Intel currently is shipping 80% of it's processors as dual-core or better, and I believe it's next year where that figure will be 100%. Some customers wonder how to use those cores, but I think you've just demonstrated how. Although many codes are not parallelized, they still can benefit from another core or 3 by running those background threads on real cores and not time-sharing a single core. Or you could run 2 copies of your application simultaneously. But again, for traditional serial code there's nothing faster than good old single-threaded, static libraries.

If you have a newer version of the 11.x compiler, you may want to explore the asynchronous IO feature of Fortran 2003. This allows read/writes to be done asynchronously in background while your foreground computation continues. We used this all the time in the 'good old days' on the Vax (not the F2003 version, but a DEC extension).

As for multithreaded libraries: Microsoft is advocating using shared, multithreaded libraries going forward. This of course because of the whole multicore processor ecosphere.

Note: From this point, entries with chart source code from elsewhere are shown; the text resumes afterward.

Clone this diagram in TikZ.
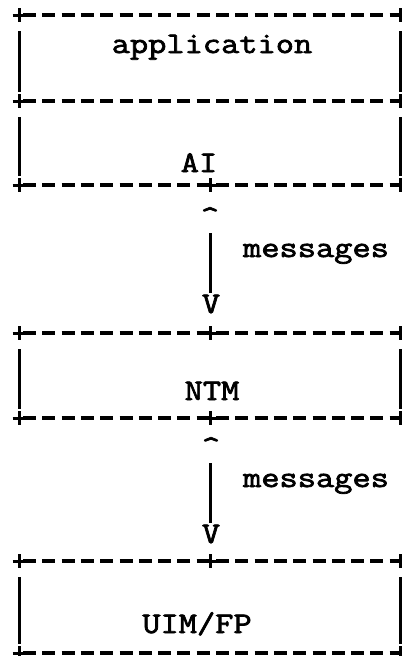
\documentclass[tikz,border=0pt]{standalone}
\usepackage{fontspec}
\newfontfamily\asciimono{Latin Modern Mono}[AutoFakeBold=2.4, FakeStretch=1.18]
\begin{document}
\begin{tikzpicture}[x=1pt,y=-1pt,
  border/.style={line width=3.4pt, dash pattern=on 13pt off 6.3pt, dash phase=-4pt},
  side/.style={line width=3pt},
  lbl/.style={font=\asciimono\bfseries\fontsize{30}{30}\selectfont, inner sep=0pt, anchor=base},
  pics/plusmark/.style={code={\draw[side] (-6.5,0) -- (6.5,0) (0,-7) -- (0,7);}},
  pics/endmark/.style={code={\draw[side] (-6.5,0) -- (0,0) (0,-7) -- (0,7);}}]
\useasboundingbox (0,0) rectangle (403,656);

% horizontal borders
\foreach \yy in {15,101,185,333,418,561,653} {
  \coordinate (L\yy) at (19,\yy);
  \coordinate (R\yy) at (400,\yy);
  \draw[border] (L\yy) -- (R\yy);
  \pic at (L\yy) {plusmark};
  \pic at (R\yy) {endmark};
}
% middle plus marks
\foreach \yy in {185,333,418,561} {
  \coordinate (M\yy) at (210,\yy);
  \pic at (M\yy) {plusmark};
}
% vertical sides
\foreach \a/\b in {15/101,101/185,333/418,561/653} {
  \draw[side] ([yshift=-16pt]L\a) -- ([yshift=9pt]L\b);
  \draw[side] ([yshift=-16pt]R\a) -- ([yshift=9pt]R\b);
}

% labels
\node[lbl] (app) at (212,53) {application};
\node[lbl] (ai) at (199,172) {AI};
\node[lbl] (ntm) at (212,400) {NTM};
\node[lbl] (uim) at (197,633) {UIM/FP};
\node[lbl] (msg1) at (316,257) {messages};
\node[lbl] (msg2) at (316,487) {messages};

% arrows
\node[lbl, anchor=north] (car1) at (210,207) {\^{}};
\node[lbl] (v1) at (211,313) {V};
\coordinate (s1) at (210,233);
\coordinate (e1) at (210,293);
\draw[side] (s1) -- (e1);

\node[lbl, anchor=north] (car2) at (211,437) {\^{}};
\node[lbl] (v2) at (211,543) {V};
\coordinate (s2) at (210,463);
\coordinate (e2) at (210,523);
\draw[side] (s2) -- (e2);
\end{tikzpicture}
\end{document}
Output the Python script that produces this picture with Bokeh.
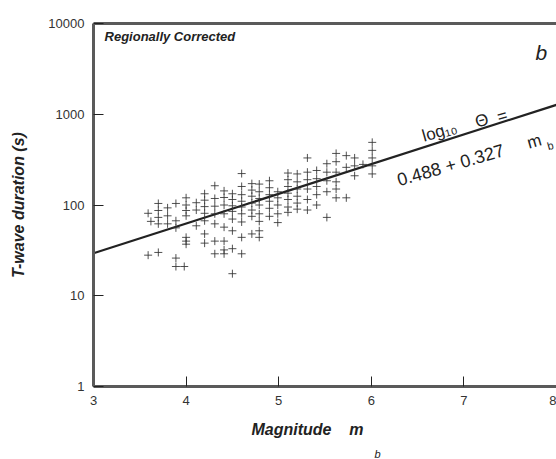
import math
from bokeh.plotting import figure
from bokeh.models import LinearAxis, FixedTicker, Label, Range1d, NumeralTickFormatter, Title
from bokeh.embed import file_html
from bokeh.resources import INLINE

# ---- data ----
magnitude = (
    [3.59] * 2 + [3.62] + [3.70] * 5 + [3.80] * 3 + [3.89] * 5 + [3.98] +
    [4.00] * 7 + [4.11] * 3 + [4.20] * 7 + [4.31] * 7 + [4.41] * 8 +
    [4.50] * 8 + [4.60] * 9 + [4.71] * 7 + [4.79] * 8 + [4.90] * 6 +
    [4.99] * 5 + [5.10] * 7 + [5.20] * 6 + [5.31] * 6 + [5.41] * 5 +
    [5.52] * 5 + [5.62] * 6 + [5.73] * 3 + [5.82] * 3 + [5.91] + [6.01] * 5
)
duration = [
    81, 28,
    66,
    104, 87, 73, 62, 30,
    93, 76, 62,
    104, 67, 56, 26, 21,
    21,
    120, 100, 87, 76, 44, 40, 37,
    106, 88, 59,
    133, 113, 96, 81, 67, 48, 38,
    163, 118, 97, 80, 62, 40, 29,
    143, 121, 100, 80, 57, 40, 29, 32,
    133, 115, 98, 85, 70, 52, 33, 17.5,
    222, 160, 130, 110, 95, 80, 65, 44, 29,
    172, 146, 125, 105, 88, 75, 48,
    170, 140, 118, 100, 80, 66, 52, 44,
    185, 155, 130, 110, 92, 75,
    140, 120, 100, 80, 64,
    225, 190, 160, 135, 115, 95, 83,
    220, 180, 150, 125, 105, 90,
    330, 230, 190, 150, 115, 88,
    240, 195, 160, 130, 100,
    285, 230, 185, 140, 73,
    370, 300, 230, 180, 150, 120,
    350, 260, 120,
    330, 270, 210,
    280,
    490, 400, 330, 270, 220,
]
x_ticks = [3, 4, 5, 6, 7, 8]
y_ticks = [1, 10, 100, 1000, 10000]
fit_intercept = 0.488
fit_slope = 0.327
fit_x = [3, 8]
fit_y = [10 ** (fit_intercept + fit_slope * m) for m in fit_x]

FONT = "Liberation Sans"
INK = "#222222"
FRAME = "#5a5a5a"

W, H = 556, 459
p = figure(width=W, height=H, x_range=Range1d(3, 8), y_range=Range1d(1, 10000),
           y_axis_type="log", output_backend="svg", toolbar_location=None,
           min_border_left=93, min_border_right=0, min_border_top=23, min_border_bottom=73,
           background_fill_color="white", border_fill_color="white")
p.grid.visible = False
p.outline_line_color = None

for ax in (p.xaxis[0], p.yaxis[0]):
    ax.axis_line_color = FRAME
    ax.axis_line_width = 3
    ax.major_tick_in = 10
    ax.major_tick_out = 0
    ax.major_tick_line_color = INK
    ax.major_tick_line_width = 1
    ax.minor_tick_line_color = None
    ax.major_label_text_font = FONT
    ax.major_label_text_font_size = "13px"
    ax.major_label_text_color = "#333333"
    ax.major_label_standoff = 9
p.xaxis.ticker = FixedTicker(ticks=x_ticks)
p.yaxis.ticker = FixedTicker(ticks=y_ticks)
p.yaxis.formatter = NumeralTickFormatter(format="0")

p.yaxis.axis_label = "T-wave duration (s)"
p.yaxis.axis_label_text_font = FONT
p.yaxis.axis_label_text_font_size = "16px"
p.yaxis.axis_label_text_font_style = "bold italic"
p.yaxis.axis_label_text_color = INK
p.yaxis.axis_label_standoff = 18

top = LinearAxis(ticker=FixedTicker(ticks=[]), axis_line_color=FRAME, axis_line_width=3,
                 major_label_text_font_size="0px", major_tick_out=0, major_tick_in=0,
                 minor_tick_out=0, minor_tick_in=0, major_label_standoff=0)
p.add_layout(top, "above")

# x-axis title, with its subscript "b" in a second row just below
p.add_layout(Title(text="Magnitude\u00a0\u00a0\u00a0\u00a0m", align="left", offset=158,
                   text_font=FONT, text_font_size="16px", text_font_style="bold italic",
                   text_color=INK, standoff=23), "below")
p.add_layout(Title(text="b", align="left", offset=281, text_font=FONT,
                   text_font_size="11px", text_font_style="italic",
                   text_color=INK, standoff=-7), "below")

p.line(fit_x, fit_y, line_color=INK, line_width=2.2)
p.scatter(magnitude, duration, marker="cross", size=8, line_color="#333333",
          line_width=1, line_alpha=0.85)

def lab(text, x, y, size, style="normal", angle=0.0, align="left"):
    p.add_layout(Label(x=x, y=y, text=text, text_font=FONT, text_font_size=size,
                       text_font_style=style, text_color=INK, angle=angle,
                       text_align=align, text_baseline="alphabetic"))

lab("Regionally Corrected", 3.119, 7190, "13px", "bold italic")
lab("b", 7.773, 4790, "21px", "italic")
ang = math.radians(16)
lab("log\u2081\u2080", 6.553, 569, "17px", angle=ang)
lab("\u0398", 7.125, 811, "17px", angle=ang)
lab("=", 7.363, 921, "17px", angle=ang)
lab("0.488 + 0.327", 6.283, 186, "18px", angle=ang)
lab("m", 7.687, 476, "17px", angle=ang)
lab("b", 7.903, 441, "11px", angle=ang)

open("out.html", "w").write(file_html(p, INLINE))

I'm glad you got to the root of this.

ron

I'm afraid I can't agree with you that the cause of the problem is primarily the multi-threaded nature of the executable, and this for two main reasons:

1) My machine is a dual-core machine

2) Performing the same file I/O operation on the same file in a multi-thread C++ program (compiled with MS-C++ V9) is 5 to 6 times quicker.

I really don't want this thread to "go cold" - it seems that there *is* a performance issue with the Intel Fortan compiler's implementation of sequential unformatted reads and this is likely to be a major head-ache for us.